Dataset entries
▬▬▬▬▬▬
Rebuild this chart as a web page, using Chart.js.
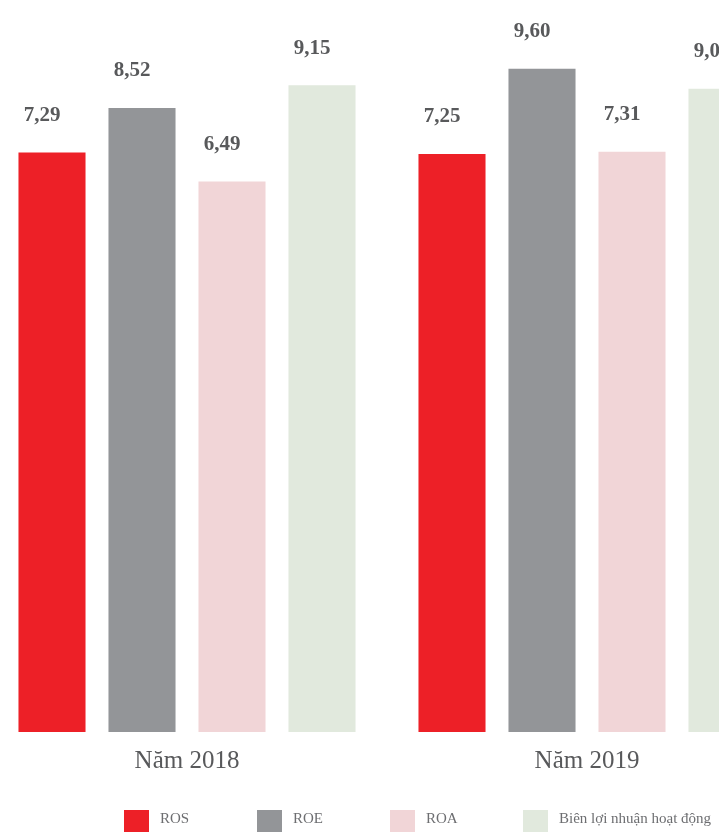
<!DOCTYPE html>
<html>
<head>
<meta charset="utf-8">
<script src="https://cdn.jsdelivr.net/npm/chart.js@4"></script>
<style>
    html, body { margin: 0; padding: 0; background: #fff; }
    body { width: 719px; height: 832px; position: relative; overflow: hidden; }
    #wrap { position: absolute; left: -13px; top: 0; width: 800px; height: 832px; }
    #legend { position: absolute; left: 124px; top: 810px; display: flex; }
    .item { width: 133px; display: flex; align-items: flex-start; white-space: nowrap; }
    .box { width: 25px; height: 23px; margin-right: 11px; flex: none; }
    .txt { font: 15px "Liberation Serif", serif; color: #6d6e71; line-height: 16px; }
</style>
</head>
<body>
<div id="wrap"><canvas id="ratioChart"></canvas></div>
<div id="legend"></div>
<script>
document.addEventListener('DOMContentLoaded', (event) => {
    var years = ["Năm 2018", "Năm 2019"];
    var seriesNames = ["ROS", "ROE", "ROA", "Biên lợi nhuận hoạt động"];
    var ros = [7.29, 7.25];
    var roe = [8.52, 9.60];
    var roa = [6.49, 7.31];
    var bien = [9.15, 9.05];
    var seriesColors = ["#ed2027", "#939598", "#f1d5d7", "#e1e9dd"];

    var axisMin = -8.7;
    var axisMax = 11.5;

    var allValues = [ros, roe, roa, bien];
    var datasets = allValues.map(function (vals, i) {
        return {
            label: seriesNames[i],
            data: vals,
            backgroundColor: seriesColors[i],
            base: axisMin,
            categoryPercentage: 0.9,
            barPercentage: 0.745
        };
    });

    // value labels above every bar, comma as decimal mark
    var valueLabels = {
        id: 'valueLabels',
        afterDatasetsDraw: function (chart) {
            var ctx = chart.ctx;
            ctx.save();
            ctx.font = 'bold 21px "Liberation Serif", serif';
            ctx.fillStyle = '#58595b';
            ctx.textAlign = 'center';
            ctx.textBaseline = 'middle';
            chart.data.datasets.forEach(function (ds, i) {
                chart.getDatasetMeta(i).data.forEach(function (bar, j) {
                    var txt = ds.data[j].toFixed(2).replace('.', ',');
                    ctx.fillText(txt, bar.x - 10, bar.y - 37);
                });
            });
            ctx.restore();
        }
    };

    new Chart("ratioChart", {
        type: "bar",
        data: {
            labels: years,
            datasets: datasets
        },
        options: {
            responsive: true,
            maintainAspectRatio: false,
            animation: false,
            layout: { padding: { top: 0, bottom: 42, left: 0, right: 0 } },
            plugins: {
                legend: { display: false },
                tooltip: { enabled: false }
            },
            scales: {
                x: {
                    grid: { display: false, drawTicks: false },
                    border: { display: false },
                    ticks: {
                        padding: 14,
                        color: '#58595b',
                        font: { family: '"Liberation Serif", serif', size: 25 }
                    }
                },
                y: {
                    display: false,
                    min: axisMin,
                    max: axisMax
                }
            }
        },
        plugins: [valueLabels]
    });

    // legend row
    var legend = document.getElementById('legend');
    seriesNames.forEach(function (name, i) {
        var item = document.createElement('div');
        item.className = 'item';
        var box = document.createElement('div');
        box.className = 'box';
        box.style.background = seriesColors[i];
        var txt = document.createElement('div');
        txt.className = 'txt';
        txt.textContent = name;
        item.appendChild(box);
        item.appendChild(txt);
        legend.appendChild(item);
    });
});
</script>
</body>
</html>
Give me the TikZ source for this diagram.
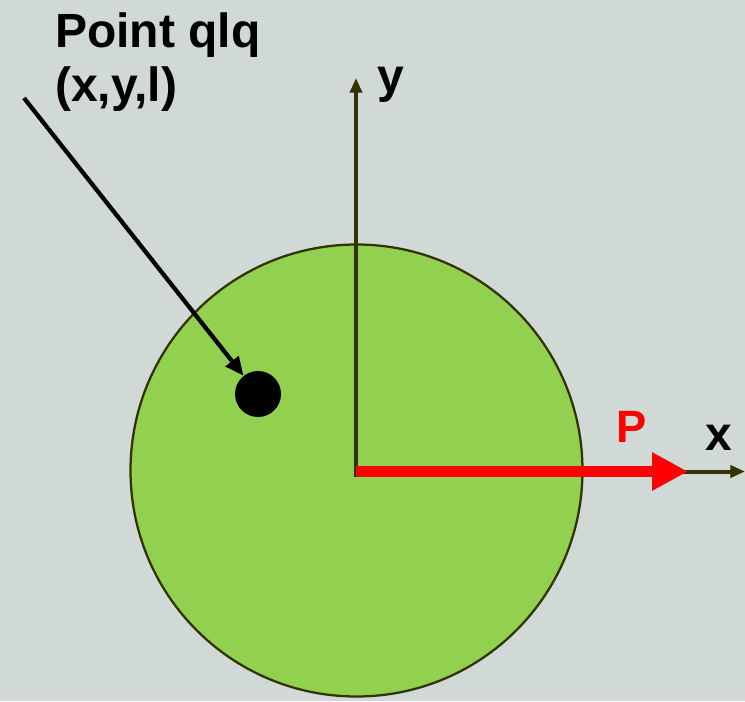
▬▬▬▬▬▬
* Given instruction:
Output every entry word for word, but omit the pictures.

* Result for this exercise:
Rebuild this chart as a web page, using Chart.js.
<!DOCTYPE html>
<html>
<head>
<meta charset="utf-8">
<script src="https://cdn.jsdelivr.net/npm/chart.js@4"></script>
<style>
    html, body { margin: 0; padding: 0; background: #fff; }
    body { width: 719px; height: 832px; position: relative; overflow: hidden; }
    #wrap { position: absolute; left: -13px; top: 0; width: 800px; height: 832px; }
    #legend { position: absolute; left: 124px; top: 810px; display: flex; }
    .item { width: 133px; display: flex; align-items: flex-start; white-space: nowrap; }
    .box { width: 25px; height: 23px; margin-right: 11px; flex: none; }
    .txt { font: 15px "Liberation Serif", serif; color: #6d6e71; line-height: 16px; }
</style>
</head>
<body>
<div id="wrap"><canvas id="ratioChart"></canvas></div>
<div id="legend"></div>
<script>
document.addEventListener('DOMContentLoaded', (event) => {
    var years = ["Năm 2018", "Năm 2019"];
    var seriesNames = ["ROS", "ROE", "ROA", "Biên lợi nhuận hoạt động"];
    var ros = [7.29, 7.25];
    var roe = [8.52, 9.60];
    var roa = [6.49, 7.31];
    var bien = [9.15, 9.05];
    var seriesColors = ["#ed2027", "#939598", "#f1d5d7", "#e1e9dd"];

    var axisMin = -8.7;
    var axisMax = 11.5;

    var allValues = [ros, roe, roa, bien];
    var datasets = allValues.map(function (vals, i) {
        return {
            label: seriesNames[i],
            data: vals,
            backgroundColor: seriesColors[i],
            base: axisMin,
            categoryPercentage: 0.9,
            barPercentage: 0.745
        };
    });

    // value labels above every bar, comma as decimal mark
    var valueLabels = {
        id: 'valueLabels',
        afterDatasetsDraw: function (chart) {
            var ctx = chart.ctx;
            ctx.save();
            ctx.font = 'bold 21px "Liberation Serif", serif';
            ctx.fillStyle = '#58595b';
            ctx.textAlign = 'center';
            ctx.textBaseline = 'middle';
            chart.data.datasets.forEach(function (ds, i) {
                chart.getDatasetMeta(i).data.forEach(function (bar, j) {
                    var txt = ds.data[j].toFixed(2).replace('.', ',');
                    ctx.fillText(txt, bar.x - 10, bar.y - 37);
                });
            });
            ctx.restore();
        }
    };

    new Chart("ratioChart", {
        type: "bar",
        data: {
            labels: years,
            datasets: datasets
        },
        options: {
            responsive: true,
            maintainAspectRatio: false,
            animation: false,
            layout: { padding: { top: 0, bottom: 42, left: 0, right: 0 } },
            plugins: {
                legend: { display: false },
                tooltip: { enabled: false }
            },
            scales: {
                x: {
                    grid: { display: false, drawTicks: false },
                    border: { display: false },
                    ticks: {
                        padding: 14,
                        color: '#58595b',
                        font: { family: '"Liberation Serif", serif', size: 25 }
                    }
                },
                y: {
                    display: false,
                    min: axisMin,
                    max: axisMax
                }
            }
        },
        plugins: [valueLabels]
    });

    // legend row
    var legend = document.getElementById('legend');
    seriesNames.forEach(function (name, i) {
        var item = document.createElement('div');
        item.className = 'item';
        var box = document.createElement('div');
        box.className = 'box';
        box.style.background = seriesColors[i];
        var txt = document.createElement('div');
        txt.className = 'txt';
        txt.textContent = name;
        item.appendChild(box);
        item.appendChild(txt);
        legend.appendChild(item);
    });
});
</script>
</body>
</html>
Give me the TikZ source for this diagram.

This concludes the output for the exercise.